Triste consolation, les quatre années de croissance du trafic perdues entre 2020 et 2024 sont l’occasion de combler le déficit criant d’effectif de contrôleurs aériens. Aussi, en 2025, ce sont près de 200 ICNA qualifiés supplémentaires dont la DSNA disposera par rapport à 2019, année catastrophique. Cette remontée est essentiellement due aux recrutements du Protocole 2016 et à ceux de l’année 2020, obtenus par le SNCTA hors Protocole.

Pour autant, il est impératif de poursuivre cette dynamique car les élèves formés en 2022 constituent l’effectif qualifié de 2027. Fait notable lié au décalage des formations, ces élèves sont issus à la fois des concours 2021 et 2022, dont les lauréats entrent dans les deux cas à l’ÉNAC en 2022. Par conséquent, il faut regarder les niveaux de recrutement décidés à la fois sur 2021 et 2022, qui doivent s'inscrire dans une politique permettant de ne pas manquer d’effectif à la fin de la décennie.

Le SNCTA alerte la DGAC :

  • des recrutements 2021/2022 trop faibles n’auraient de sens que dans le cas du scénario le plus pessimiste. Même dans ce cas de figure, cela nécessiterait sur les années suivantes le recrutement de cinq à six promotions par an uniquement pour compenser les départs à la retraite ;
  • dans le cas des autres scénarios où la reprise serait plus forte, les recrutements 2021/2022 devront être d’un niveau suffisant dès 2022. La modernisation technique, au calendrier incertain, et l’augmentation de la performance que met en avant la DGAC ne suffiraient pas à rendre le niveau de service public visé par la DSNA.


Le SNCTA s’inquiète des conséquences de la décision unilatérale de la DGAC de ne recruter que 16 élèves en 2021. La seule marge de manœuvre pour répondre à la fois aux enjeux de trafic et aux départs en retraite des ICNA sera le niveau des recrutements en 2022 ; cette fenêtre est désormais étroite, la DGAC ne devra pas la rater pour pouvoir répondre à coup sûr aux scénarios de reprise haut ou médian.

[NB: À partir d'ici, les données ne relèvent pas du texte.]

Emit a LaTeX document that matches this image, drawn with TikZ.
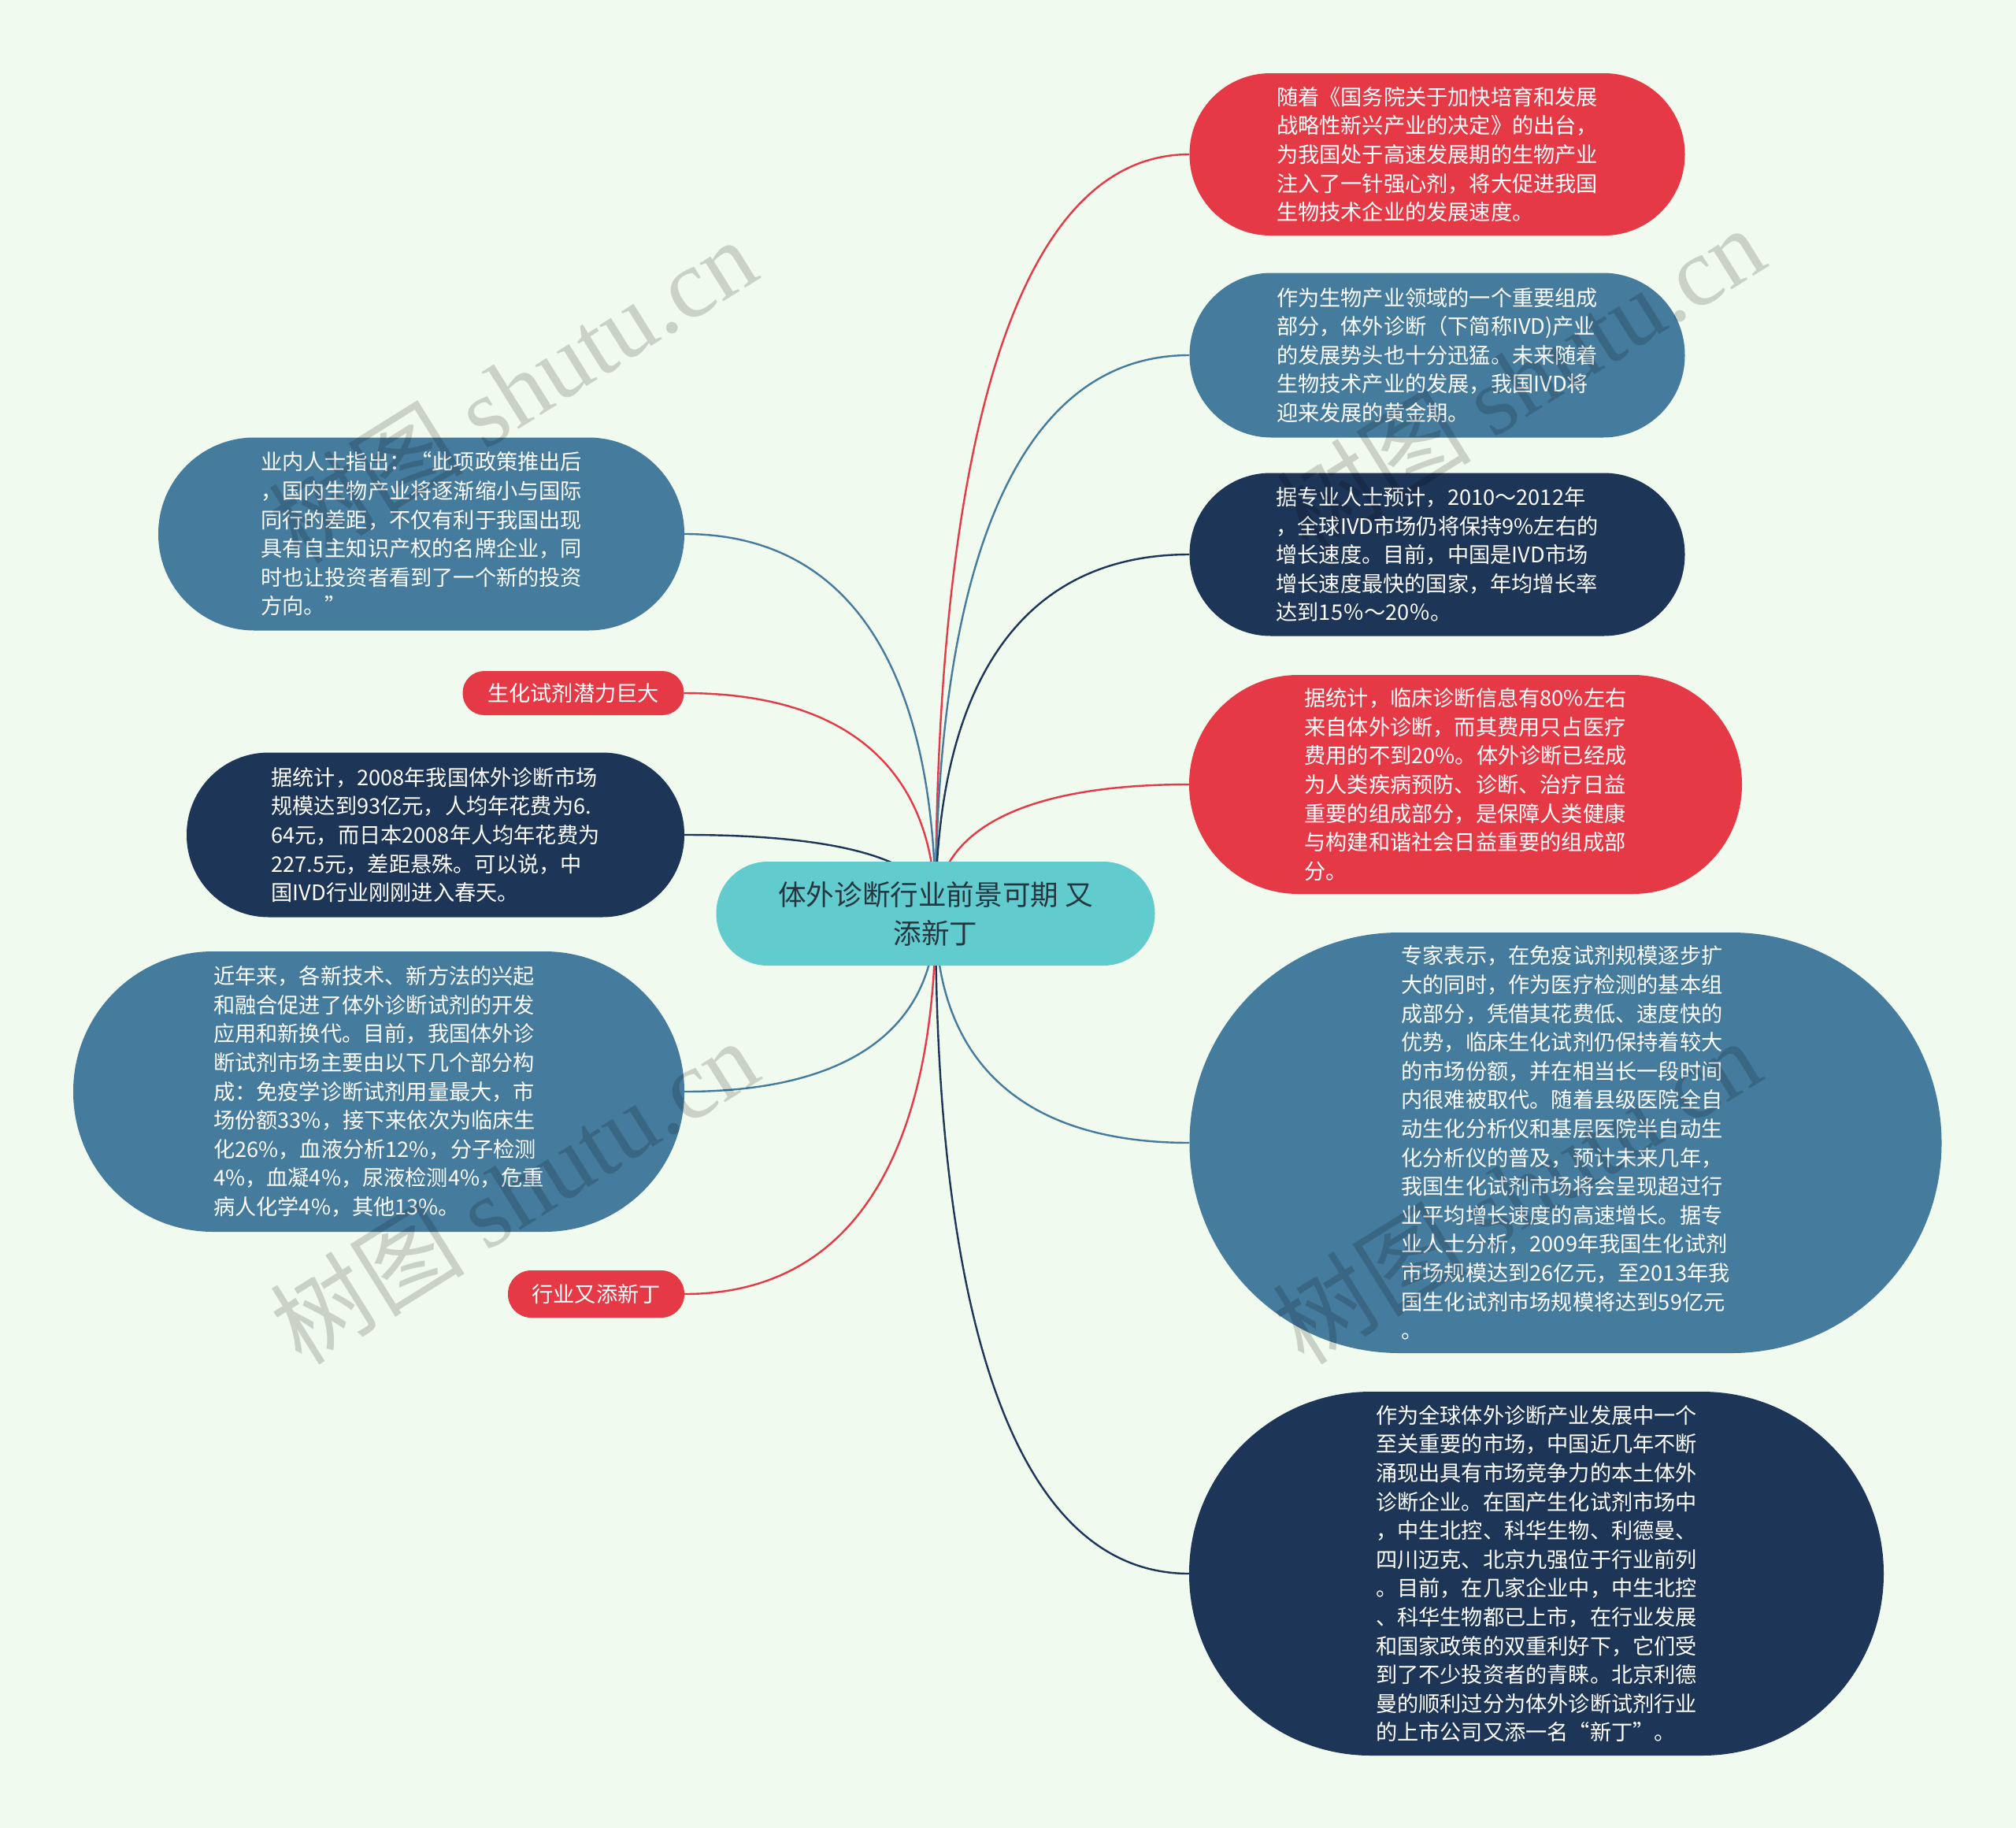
\documentclass[tikz,border=0pt]{standalone}
\usepackage{fontspec}
\setmainfont{Noto Sans CJK SC}
\newfontfamily\wmserif{Liberation Serif}
\usetikzlibrary{calc}
\definecolor{bgc}{HTML}{F1FAEE}
\definecolor{cred}{HTML}{E63946}
\definecolor{cblue}{HTML}{457B9D}
\definecolor{cnavy}{HTML}{1D3557}
\definecolor{cteal}{HTML}{62CBCE}
\definecolor{ctext}{HTML}{263640}
\pgfdeclarelayer{back}
\pgfdeclarelayer{bg}
\pgfsetlayers{back,bg,main}
\newcommand\bodyfont{\fontsize{27.2}{36.6}\selectfont}
\newcommand\linkto[3]{%
  \draw[link,#1] (root.center) .. controls ($(root.center)!0.6!(root.center |- #2.#3)$) and ($(#2.#3)!0.7!(root.center |- #2.#3)$) .. (#2.#3);}
\tikzset{
  pill/.style={rectangle, inner sep=0pt, text=white, align=left, font=\bodyfont},
  link/.style={line width=2.4pt},
  wm/.style={text=black, text opacity=0.16, inner sep=0pt, rotate=32, font=\fontsize{124}{124}\selectfont}
}
\begin{document}
\begin{tikzpicture}[x=1pt,y=-1pt]
\begin{pgfonlayer}{back}
\fill[bgc] (0,0) rectangle (2560,2321);
\end{pgfonlayer}
\useasboundingbox (0,0) rectangle (2560,2321);

% root
\node[rectangle, inner sep=0pt, fill=cteal, rounded corners=65.5pt, minimum width=557pt, minimum height=132pt, text=ctext, align=center, font=\fontsize{35.6}{49}\selectfont] (root) at (1188,1160) {体外诊断行业前景可期 又\\添新丁};

% right side
\node[pill, fill=cred, rounded corners=102.5pt, minimum width=629pt, minimum height=206pt] (r1) at (1825,196) {随着《国务院关于加快培育和发展\\战略性新兴产业的决定》的出台，\\为我国处于高速发展期的生物产业\\注入了一针强心剂，将大促进我国\\生物技术企业的发展速度。};

\node[pill, fill=cblue, rounded corners=104pt, minimum width=629pt, minimum height=209pt] (r2) at (1825,451) {作为生物产业领域的一个重要组成\\部分，体外诊断（下简称IVD)产业\\的发展势头也十分迅猛。未来随着\\生物技术产业的发展，我国IVD将\\迎来发展的黄金期。};

\node[pill, fill=cnavy, rounded corners=103pt, minimum width=629pt, minimum height=207pt] (r3) at (1825,704) {据专业人士预计，2010～2012年\\，全球IVD市场仍将保持9\%左右的\\增长速度。目前，中国是IVD市场\\增长速度最快的国家，年均增长率\\达到15％～20％。};

\node[pill, fill=cred, rounded corners=138.5pt, minimum width=702pt, minimum height=278pt] (r4) at (1861,996) {据统计，临床诊断信息有80\%左右\\来自体外诊断，而其费用只占医疗\\费用的不到20\%。体外诊断已经成\\为人类疾病预防、诊断、治疗日益\\重要的组成部分，是保障人类健康\\与构建和谐社会日益重要的组成部\\分。};

\node[pill, fill=cblue, rounded corners=266.5pt, minimum width=955pt, minimum height=534pt] (r5) at (1988,1451) {专家表示，在免疫试剂规模逐步扩\\大的同时，作为医疗检测的基本组\\成部分，凭借其花费低、速度快的\\优势，临床生化试剂仍保持着较大\\的市场份额，并在相当长一段时间\\内很难被取代。随着县级医院全自\\动生化分析仪和基层医院半自动生\\化分析仪的普及，预计未来几年，\\我国生化试剂市场将会呈现超过行\\业平均增长速度的高速增长。据专\\业人士分析，2009年我国生化试剂\\市场规模达到26亿元，至2013年我\\国生化试剂市场规模将达到59亿元\\。};

\node[pill, fill=cnavy, rounded corners=230.5pt, minimum width=882pt, minimum height=462pt] (r6) at (1951,1998) {作为全球体外诊断产业发展中一个\\至关重要的市场，中国近几年不断\\涌现出具有市场竞争力的本土体外\\诊断企业。在国产生化试剂市场中\\，中生北控、科华生物、利德曼、\\四川迈克、北京九强位于行业前列\\。目前，在几家企业中，中生北控\\、科华生物都已上市，在行业发展\\和国家政策的双重利好下，它们受\\到了不少投资者的青睐。北京利德\\曼的顺利过分为体外诊断试剂行业\\的上市公司又添一名“新丁”。};

% left side
\node[pill, fill=cblue, rounded corners=122pt, minimum width=668pt, minimum height=245pt] (l1) at (535,678) {业内人士指出：“此项政策推出后\\，国内生物产业将逐渐缩小与国际\\同行的差距，不仅有利于我国出现\\具有自主知识产权的名牌企业，同\\时也让投资者看到了一个新的投资\\方向。”};

\node[pill, fill=cred, rounded corners=27.5pt, minimum width=281pt, minimum height=56pt] (l2) at (728,880) {生化试剂潜力巨大};

\node[pill, fill=cnavy, rounded corners=104pt, minimum width=632pt, minimum height=209pt] (l3) at (553,1060) {据统计，2008年我国体外诊断市场\\规模达到93亿元，人均年花费为6.\\64元，而日本2008年人均年花费为\\227.5元，差距悬殊。可以说，中\\国IVD行业刚刚进入春天。};

\node[pill, fill=cblue, rounded corners=177.5pt, minimum width=776pt, minimum height=356pt] (l4) at (481,1386) {近年来，各新技术、新方法的兴起\\和融合促进了体外诊断试剂的开发\\应用和新换代。目前，我国体外诊\\断试剂市场主要由以下几个部分构\\成：免疫学诊断试剂用量最大，市\\场份额33\%，接下来依次为临床生\\化26\%，血液分析12\%，分子检测\\4\%，血凝4\%，尿液检测4\%，危重\\病人化学4\%，其他13\%。};

\node[pill, fill=cred, rounded corners=29.5pt, minimum width=224pt, minimum height=60pt] (l5) at (757,1643) {行业又添新丁};

% connectors
\begin{pgfonlayer}{bg}
\linkto{cred}{r1}{west}
\linkto{cblue}{r2}{west}
\linkto{cnavy}{r3}{west}
\linkto{cred}{r4}{west}
\linkto{cblue}{r5}{west}
\linkto{cnavy}{r6}{west}
\linkto{cblue}{l1}{east}
\linkto{cred}{l2}{east}
\linkto{cnavy}{l3}{east}
\linkto{cblue}{l4}{east}
\linkto{cred}{l5}{east}
\end{pgfonlayer}

% watermarks
\node[wm] (wm1) at (650,495) {树图 {\wmserif shutu.cn}};
\node[wm] (wm2) at (1930,480) {树图 {\wmserif shutu.cn}};
\node[wm] (wm3) at (652,1512) {树图 {\wmserif shutu.cn}};
\node[wm] (wm4) at (1925,1512) {树图 {\wmserif shutu.cn}};
\end{tikzpicture}
\end{document}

En anticipant un « scénario du pire », la DGAC se met d’office dans une difficulté future pour réagir.


L’expérience du passé

Le Protocole de 2013 est le seul protocole que le SNCTA n’a pas signé dans l’histoire de la DGAC ; il matérialisait une erreur stratégique majeure, notamment en matière de recrutements ICNA. Couplé au non respect des recrutements du Protocole 2010 suite à la dénonciation de celui-ci par les organisations confédérées, qui oublient régulièrement de le mentionner, les effectifs ont manqué de manière criante à compter de 2015. Plusieurs années après, la DSNA a finalement reconnu cette erreur de gestion en déclarant dans la presse écrite « être allée trop loin ».

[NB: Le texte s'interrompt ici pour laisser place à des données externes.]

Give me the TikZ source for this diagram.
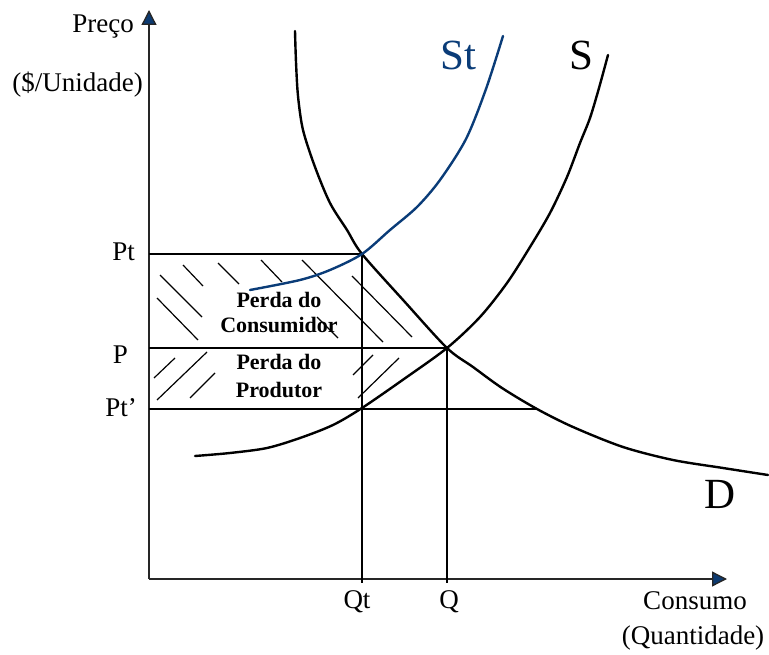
\documentclass[tikz,border=0pt]{standalone}
\usepackage{fontspec}
\setmainfont{Liberation Serif}
\usetikzlibrary{arrows.meta}
\definecolor{stblue}{RGB}{10,60,120}
\definecolor{tipblue}{RGB}{12,58,112}
\tikzset{
  axis/.style={line width=1.3pt, draw=black!85, -{Triangle[length=15pt,width=15pt,fill=tipblue]}},
  curve/.style={line width=2.4pt, line cap=round, line join=round},
  guide/.style={line width=1.2pt},
  hatch/.style={line width=1.2pt},
  lbl/.style={font=\fontsize{27}{31}\selectfont, inner sep=0pt},
  big/.style={font=\fontsize{43}{48}\selectfont, inner sep=0pt},
  area/.style={font=\fontsize{22}{25}\bfseries\selectfont, inner sep=0pt, align=center},
}
\begin{document}
\begin{tikzpicture}[x=1pt,y=-1pt]
\useasboundingbox (0,0) rectangle (769,655);
% key coordinates
\coordinate (O) at (149,579);
\coordinate (ytip) at (149,10);
\coordinate (xtip) at (727,579);
\coordinate (Et) at (362,254);
\coordinate (E) at (447,348);
\coordinate (Es) at (362,408);
\coordinate (Ed) at (537,409);
\coordinate (yPt) at (149,254);
\coordinate (yP) at (149,348);
\coordinate (yPs) at (149,409);
\coordinate (xQt) at (362,583);
\coordinate (xQ) at (447,583);
% axes
\draw[axis] (O) -- (ytip);
\draw[axis] (O) -- (xtip);
% guide lines
\draw[guide] (yPt) -- (Et);
\draw[guide] (yP) -- (E);
\draw[guide] (yPs) -- (Ed);
\draw[guide] (Et) -- (xQt);
\draw[guide] (E) -- (xQ);
% hatching consumer
\draw[hatch] (160,275) -- (202,317);
\draw[hatch] (157,298) -- (198,340);
\draw[hatch] (183,265) -- (203,286);
\draw[hatch] (218,263) -- (239,284);
\draw[hatch] (261,260) -- (282,282);
\draw[hatch] (302,260) -- (383,342);
\draw[hatch] (352,276) -- (412,337);
\draw[hatch] (317,317) -- (338,338);
% hatching producer
\draw[hatch] (154,378) -- (175,358);
\draw[hatch] (157,400) -- (207,352);
\draw[hatch] (190,398) -- (215,373);
\draw[hatch] (353,375) -- (373,355);
\draw[hatch] (358,398) -- (399,358);
% curves
\draw[curve] plot[smooth, tension=0.5] coordinates {(295,31) (296,62) (298,96) (303,130) (315,167) (330,203) (347,230) (362,254) (404,301) (447,348) (473,367) (502,388) (537,409) (573,427) (623,447) (673,460) (723,468) (768,475)};
\draw[curve] plot[smooth, tension=0.5] coordinates {(195,456) (230,453) (267,448) (300,438) (333,425) (362,408) (404,379) (447,348) (480,317) (507,283) (530,247) (550,213) (567,177) (580,143) (590,118) (599,88) (608,55)};
\draw[curve, draw=stblue] plot[smooth, tension=0.5] coordinates {(250,290) (300,280) (330,270) (362,254) (390,230) (417,207) (440,180) (466,139) (486,89) (503,36)};
% labels
\node[lbl, anchor=base east] (lPreco) at (134,33) {Preço};
\node[lbl, anchor=base east] (lUnid) at (143,92) {(\$/Unidade)};
\node[lbl, anchor=base east] (lPt) at (135,261) {Pt};
\node[lbl, anchor=base east] (lP) at (128,363) {P};
\node[lbl, anchor=base east] (lPs) at (137,416) {Pt’};
\node[lbl, anchor=base] (lQt) at (357,608) {Qt};
\node[lbl, anchor=base] (lQ) at (449,608) {Q};
\node[lbl, anchor=base] (lCons) at (695,609) {Consumo};
\node[lbl, anchor=base] (lQuant) at (693,644) {(Quantidade)};
\node[big, anchor=base west, text=stblue] (lSt) at (440,70) {St};
\node[big, anchor=base west] (lS) at (569,70) {S};
\node[big, anchor=base west] (lD) at (704,508) {D};
\node[area, anchor=base] (lPC1) at (279,308) {Perda do};
\node[area, anchor=base] (lPC2) at (279,333) {Consumidor};
\node[area, anchor=base] (lPP1) at (279,370) {Perda do};
\node[area, anchor=base] (lPP2) at (279,397) {Produtor};
\end{tikzpicture}
\end{document}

La situation de la DGAC est inédite et grave, tant du point de vue économique que social. Alors que la gestion de la crise et ses perspectives de sortie ne peuvent se faire sans concorde, le dialogue social est mis à mal. L’objectivation des chiffres est pourtant indispensable à l’adhésion des personnels. Pour que les décisions soient prises en responsabilité à la lumière des enjeux liés à la crise et de leurs conséquences sociales et opérationnelles, le SNCTA appelle à un sursaut de la DGAC.